Why wouldn’t you stay overnight in a dead person’s mansion, trapped in by swamp waters, candles for lighting, and piles of old papers to read through the night? Seems unsettling enough and then you layer in the rumours of a haunting; the woman in black, who curses children of the local township.
The debut novel from Stephen King’s son, the tension and thrills during the first ¾ of this story make it difficult to sleep. Every innocent household sound is frightening; particularly the crackle of a radio. Judas Coyne hears about someone selling a ghost on the internet, and when his purchase is delivered it arrives in a heart shaped box. The foreplay in this book is gripping, astounding and breathtaking. The climax leaves you feeling kind of ripped off. Worth it for the initial fun though!
Lexicon by Max Barry
This one is a bit of a Sci-Fi thriller, and extremely unsettling. Two years ago something terrible was unleashed in an Australian mining town called Broken Hill. Thousands died. Few people know what really happened. Part X-Men, part zombie apocalypse, you’ll tangle with linguistics and be rattled long after reading.
A scary looking picture story book that has beautifully bleak illustrations capturing the ghost of a sad young lady. She haunts the town and the folk think something must be done about her unwanted presence.
No matter what hour, she lurked looking sour,
Be it midnight or mid-afternoon.
Her dresses were shabby, her mood always crabby.
Her name was Miss Annabel Spoon.
With deliciously clever rhymes and a warm ending, this is actually a great ghost story for primary aged children.
In a dark dark wood, there was a dark dark house
And in the dark dark house, there was a dark dark room…
You know what’s coming but right? As a child though, the tension is tantalizing.

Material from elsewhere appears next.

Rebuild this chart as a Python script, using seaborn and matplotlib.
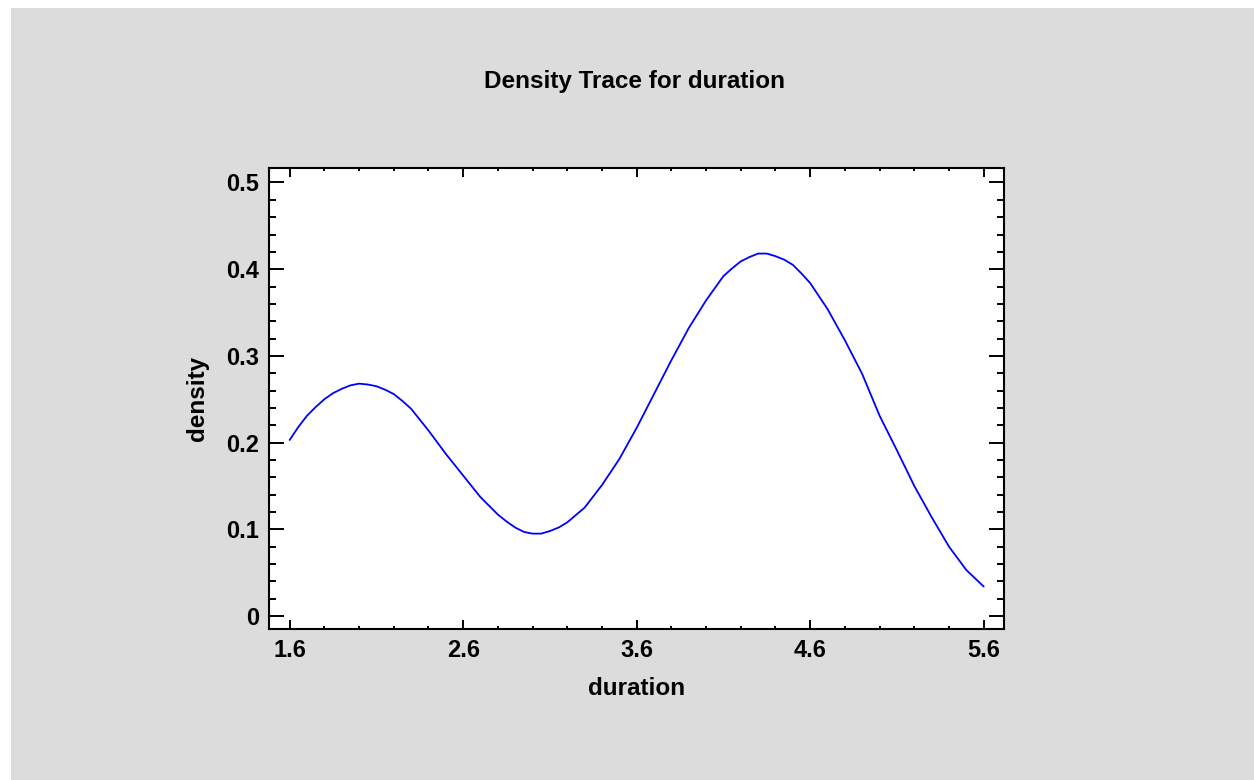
import numpy as np
import pandas as pd
import matplotlib
matplotlib.use('Agg')
import matplotlib.pyplot as plt
import matplotlib.patches as patches
from matplotlib.ticker import MultipleLocator, FixedLocator
import seaborn as sns

# density trace (every 0.1, plus extra reads near the bends)
duration = [1.6, 1.65, 1.7, 1.75, 1.8, 1.85, 1.9, 1.95, 2.0, 2.05, 2.1, 2.15, 2.2, 2.25,
            2.3, 2.4, 2.5, 2.6, 2.7, 2.8, 2.85, 2.9, 2.95, 3.0, 3.05, 3.1, 3.15, 3.2,
            3.3, 3.4, 3.5, 3.6, 3.7, 3.8, 3.9, 4.0, 4.1, 4.15, 4.2, 4.25, 4.3, 4.35,
            4.4, 4.45, 4.5, 4.55, 4.6, 4.7, 4.8, 4.9, 5.0, 5.1, 5.2, 5.3, 5.4, 5.5, 5.6]
density = [0.203, 0.218, 0.231, 0.241, 0.250, 0.257, 0.262, 0.266, 0.268, 0.267, 0.265, 0.261, 0.256, 0.248,
           0.239, 0.214, 0.187, 0.162, 0.137, 0.117, 0.109, 0.102, 0.097, 0.095, 0.095, 0.098, 0.102, 0.108,
           0.125, 0.151, 0.181, 0.217, 0.256, 0.295, 0.332, 0.364, 0.392, 0.401, 0.409, 0.414, 0.418, 0.418,
           0.415, 0.411, 0.405, 0.395, 0.384, 0.354, 0.318, 0.279, 0.231, 0.191, 0.150, 0.114, 0.080, 0.053, 0.034]

x_ticks = [1.6, 2.6, 3.6, 4.6, 5.6]
x_ticklabels = ['1.6', '2.6', '3.6', '4.6', '5.6']
y_ticks = [0, 0.1, 0.2, 0.3, 0.4, 0.5]
y_ticklabels = ['0', '0.1', '0.2', '0.3', '0.4', '0.5']

sns.set_style('ticks')
plt.rcParams['font.family'] = ['Liberation Sans', 'DejaVu Sans']
plt.rcParams['font.weight'] = 'bold'
plt.rcParams['text.color'] = 'black'
plt.rcParams['axes.labelcolor'] = 'black'

df = pd.DataFrame({'duration': duration, 'density': density})

fig = plt.figure(figsize=(12.54, 7.8), dpi=100, facecolor='white')
fig.patches.append(patches.Rectangle((11 / 1254, 0), 1, 1 - 8 / 780, transform=fig.transFigure,
                                     facecolor='#dcdcdc', edgecolor='none', zorder=-5))
ax = fig.add_axes([269 / 1254, 1 - 629 / 780, 735 / 1254, 461 / 780])
ax.set_facecolor('white')

sns.lineplot(data=df, x='duration', y='density', ax=ax, color='#0000ff', linewidth=1.3)

ax.set_xlim(1.481, 5.717)
ax.set_ylim(-0.015, 0.5167)

ax.xaxis.set_major_locator(FixedLocator(x_ticks))
ax.set_xticklabels(x_ticklabels)
ax.xaxis.set_minor_locator(MultipleLocator(0.2))
ax.yaxis.set_major_locator(FixedLocator(y_ticks))
ax.set_yticklabels(y_ticklabels)
ax.yaxis.set_minor_locator(MultipleLocator(0.02))

for s in ax.spines.values():
    s.set_visible(True)
    s.set_linewidth(1.5)
    s.set_color('black')

ax.tick_params(axis='both', which='both', direction='in', top=True, right=True,
               color='black', width=1.4, labelsize=17, labelcolor='black')
ax.tick_params(axis='x', which='major', length=6.7, pad=7)
ax.tick_params(axis='x', which='minor', length=2.5)
ax.tick_params(axis='y', which='major', length=10.5, pad=7)
ax.tick_params(axis='y', which='minor', length=4.7)
for lab in ax.get_xticklabels() + ax.get_yticklabels():
    lab.set_fontweight('bold')

ax.set_xlabel('duration', fontsize=17.5, fontweight='bold', va='baseline')
ax.xaxis.set_label_coords(0.5, (629 - 695) / 461)
ax.set_ylabel('density', fontsize=17.5, fontweight='bold', va='center', ha='center')
ax.yaxis.set_label_coords((197 - 269) / 735, 0.5)

fig.text(635 / 1254, 1 - 88 / 780, 'Density Trace for duration', ha='center', va='baseline',
         fontsize=17.5, fontweight='bold', color='black')

fig.savefig('out.png', dpi=100, facecolor=fig.get_facecolor())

A big skeleton, little skeleton and their pet dog skeleton venture out of their cellar at night with the hope of finding someone to frighten. The trouble is, everyone is in bed so they have to satisfy themselves by scaring each other. It’s a bit scary, but in a fun and giggly way. More nostalgia for me here, with classic line art, block colouring and simple repetitive text. The Ahlbergs seriously knew how to write kid’s books.
Over 30 years on, and this one is still relevant.